- _What is asked_:
Leave out any picture and return the remaining listing below exactly as given.

- _Data section_:

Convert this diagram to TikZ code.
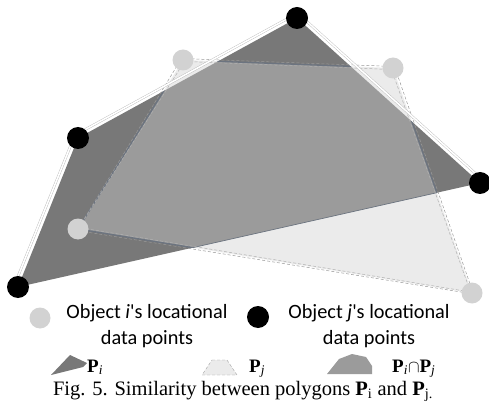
\documentclass[tikz,border=0pt]{standalone}
\usepackage{fontspec}
\setmainfont{Liberation Serif}
\newfontfamily\calib{Carlito}
\definecolor{darkpoly}{HTML}{787878}
\definecolor{lightpoly}{HTML}{EBEBEB}
\definecolor{interpoly}{HTML}{9B9B9B}
\definecolor{interedge}{HTML}{6C7480}
\definecolor{lightpt}{HTML}{D2D2D2}
\tikzset{
  blackpt/.style={circle, fill=black, minimum size=22pt, inner sep=0pt},
  greypt/.style={circle, fill=lightpt, minimum size=21pt, inner sep=0pt},
  whiteedge/.style={draw=gray!55, double=white, double distance=1.6pt, line width=0.4pt},
  lightedge/.style={draw=gray!80, densely dashed, line width=0.5pt},
  legtext/.style={font=\calib\fontsize{20.3}{27}\selectfont, inner sep=0pt, anchor=base},
  plabel/.style={font=\fontsize{19}{22}\selectfont, inner sep=0pt, anchor=base west},
}
\begin{document}
\begin{tikzpicture}[x=1pt,y=-1pt]
\useasboundingbox (0,0) rectangle (489,403);
% vertices
\coordinate (A1) at (297,18);
\coordinate (A2) at (480,183);
\coordinate (A3) at (18,287);
\coordinate (A4) at (78,138);
\coordinate (B1) at (183,60);
\coordinate (B2) at (393,68);
\coordinate (B3) at (472,293);
\coordinate (B4) at (78,229);
% fills
\fill[darkpoly] (A1)--(A2)--(A3)--(A4)--cycle;
\fill[lightpoly] (B1)--(B2)--(B3)--(B4)--cycle;
\begin{scope}
  \clip (A1)--(A2)--(A3)--(A4)--cycle;
  \fill[interpoly] (B1)--(B2)--(B3)--(B4)--cycle;
  \draw[interedge, line width=1.3pt] (B3)--(B4)--(B1)--(B2)--(B3);
\end{scope}
\begin{scope}
  \clip (B1)--(B2)--(B3)--(B4)--cycle;
  \draw[interedge, line width=0.7pt] (A2)--(A3);
\end{scope}
% outlines
\draw[lightedge] ([shift={(-1.5,-1.5)}]B1)--([shift={(1.5,-1.5)}]B2)--([shift={(1.5,1)}]B3)--([shift={(-1,1.5)}]B4)--cycle;
\draw[lightedge, gray!60] ([shift={(1.5,1.5)}]B1)--([shift={(-1.5,1.5)}]B2)--([shift={(-1.5,-1)}]B3)--([shift={(1,-1.5)}]B4)--cycle;
\draw[whiteedge] ([shift={(-3.7,-1.5)}]A3)--([shift={(-3.7,-1.5)}]A4);
\draw[whiteedge] ([shift={(-1.9,-3.5)}]A4)--([shift={(-1.9,-3.5)}]A1);
\draw[whiteedge] ([shift={(2.7,-3)}]A1)--([shift={(2.7,-3)}]A2);
% points
\node[blackpt] (pa1) at (A1) {};
\node[blackpt] (pa2) at (A2) {};
\node[blackpt] (pa3) at (A3) {};
\node[blackpt] (pa4) at (A4) {};
\node[greypt] (pb1) at (B1) {};
\node[greypt] (pb2) at (B2) {};
\node[greypt] (pb3) at (B3) {};
\node[greypt] (pb4) at (B4) {};
% legend row 1
\node[greypt] (lgi) at (40,318) {};
\node[blackpt] (lgj) at (258,317) {};
\node[legtext] (ti1) at (147,318) {Object \textit{i}'s locational};
\node[legtext] (ti2) at (147,344) {data points};
\node[legtext] (tj1) at (369,318) {Object \textit{j}'s locational};
\node[legtext] (tj2) at (369,344) {data points};
% legend row 2
\fill[darkpoly] (51,375)--(70,355)--(87,363)--(83,367)--cycle;
\filldraw[fill=lightpoly, draw=gray!80, densely dashed, line width=0.4pt] (212,360)--(227,360)--(237,375)--(202,375)--cycle;
\fill[interpoly] (327,374)--(339,359)--(352,354)--(366,357)--(372,366)--(372,374)--cycle;
\node[plabel] (lpi) at (87,372) {\textbf{P}\textsubscript{\itshape i}};
\node[plabel] (lpj) at (249,372) {\textbf{P}\textsubscript{\itshape j}};
\node[plabel] (lpij) at (392,372) {\textbf{P}\textsubscript{\itshape i}$\cap$\textbf{P}\textsubscript{\itshape j}};
% caption
\node[font=\fontsize{20.5}{24}\selectfont, inner sep=0pt, anchor=base] (cap) at (243,395) {Fig. 5. Similarity between polygons \textbf{P}\textsubscript{i} and \textbf{P}\textsubscript{j.}};
\end{tikzpicture}
\end{document}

- _Written answer_:
Convert this diagram to TikZ code.
\documentclass[tikz,border=0pt]{standalone}
\usepackage{fontspec}
\setmainfont{Liberation Serif}
\newfontfamily\calib{Carlito}
\definecolor{darkpoly}{HTML}{787878}
\definecolor{lightpoly}{HTML}{EBEBEB}
\definecolor{interpoly}{HTML}{9B9B9B}
\definecolor{interedge}{HTML}{6C7480}
\definecolor{lightpt}{HTML}{D2D2D2}
\tikzset{
  blackpt/.style={circle, fill=black, minimum size=22pt, inner sep=0pt},
  greypt/.style={circle, fill=lightpt, minimum size=21pt, inner sep=0pt},
  whiteedge/.style={draw=gray!55, double=white, double distance=1.6pt, line width=0.4pt},
  lightedge/.style={draw=gray!80, densely dashed, line width=0.5pt},
  legtext/.style={font=\calib\fontsize{20.3}{27}\selectfont, inner sep=0pt, anchor=base},
  plabel/.style={font=\fontsize{19}{22}\selectfont, inner sep=0pt, anchor=base west},
}
\begin{document}
\begin{tikzpicture}[x=1pt,y=-1pt]
\useasboundingbox (0,0) rectangle (489,403);
% vertices
\coordinate (A1) at (297,18);
\coordinate (A2) at (480,183);
\coordinate (A3) at (18,287);
\coordinate (A4) at (78,138);
\coordinate (B1) at (183,60);
\coordinate (B2) at (393,68);
\coordinate (B3) at (472,293);
\coordinate (B4) at (78,229);
% fills
\fill[darkpoly] (A1)--(A2)--(A3)--(A4)--cycle;
\fill[lightpoly] (B1)--(B2)--(B3)--(B4)--cycle;
\begin{scope}
  \clip (A1)--(A2)--(A3)--(A4)--cycle;
  \fill[interpoly] (B1)--(B2)--(B3)--(B4)--cycle;
  \draw[interedge, line width=1.3pt] (B3)--(B4)--(B1)--(B2)--(B3);
\end{scope}
\begin{scope}
  \clip (B1)--(B2)--(B3)--(B4)--cycle;
  \draw[interedge, line width=0.7pt] (A2)--(A3);
\end{scope}
% outlines
\draw[lightedge] ([shift={(-1.5,-1.5)}]B1)--([shift={(1.5,-1.5)}]B2)--([shift={(1.5,1)}]B3)--([shift={(-1,1.5)}]B4)--cycle;
\draw[lightedge, gray!60] ([shift={(1.5,1.5)}]B1)--([shift={(-1.5,1.5)}]B2)--([shift={(-1.5,-1)}]B3)--([shift={(1,-1.5)}]B4)--cycle;
\draw[whiteedge] ([shift={(-3.7,-1.5)}]A3)--([shift={(-3.7,-1.5)}]A4);
\draw[whiteedge] ([shift={(-1.9,-3.5)}]A4)--([shift={(-1.9,-3.5)}]A1);
\draw[whiteedge] ([shift={(2.7,-3)}]A1)--([shift={(2.7,-3)}]A2);
% points
\node[blackpt] (pa1) at (A1) {};
\node[blackpt] (pa2) at (A2) {};
\node[blackpt] (pa3) at (A3) {};
\node[blackpt] (pa4) at (A4) {};
\node[greypt] (pb1) at (B1) {};
\node[greypt] (pb2) at (B2) {};
\node[greypt] (pb3) at (B3) {};
\node[greypt] (pb4) at (B4) {};
% legend row 1
\node[greypt] (lgi) at (40,318) {};
\node[blackpt] (lgj) at (258,317) {};
\node[legtext] (ti1) at (147,318) {Object \textit{i}'s locational};
\node[legtext] (ti2) at (147,344) {data points};
\node[legtext] (tj1) at (369,318) {Object \textit{j}'s locational};
\node[legtext] (tj2) at (369,344) {data points};
% legend row 2
\fill[darkpoly] (51,375)--(70,355)--(87,363)--(83,367)--cycle;
\filldraw[fill=lightpoly, draw=gray!80, densely dashed, line width=0.4pt] (212,360)--(227,360)--(237,375)--(202,375)--cycle;
\fill[interpoly] (327,374)--(339,359)--(352,354)--(366,357)--(372,366)--(372,374)--cycle;
\node[plabel] (lpi) at (87,372) {\textbf{P}\textsubscript{\itshape i}};
\node[plabel] (lpj) at (249,372) {\textbf{P}\textsubscript{\itshape j}};
\node[plabel] (lpij) at (392,372) {\textbf{P}\textsubscript{\itshape i}$\cap$\textbf{P}\textsubscript{\itshape j}};
% caption
\node[font=\fontsize{20.5}{24}\selectfont, inner sep=0pt, anchor=base] (cap) at (243,395) {Fig. 5. Similarity between polygons \textbf{P}\textsubscript{i} and \textbf{P}\textsubscript{j.}};
\end{tikzpicture}
\end{document}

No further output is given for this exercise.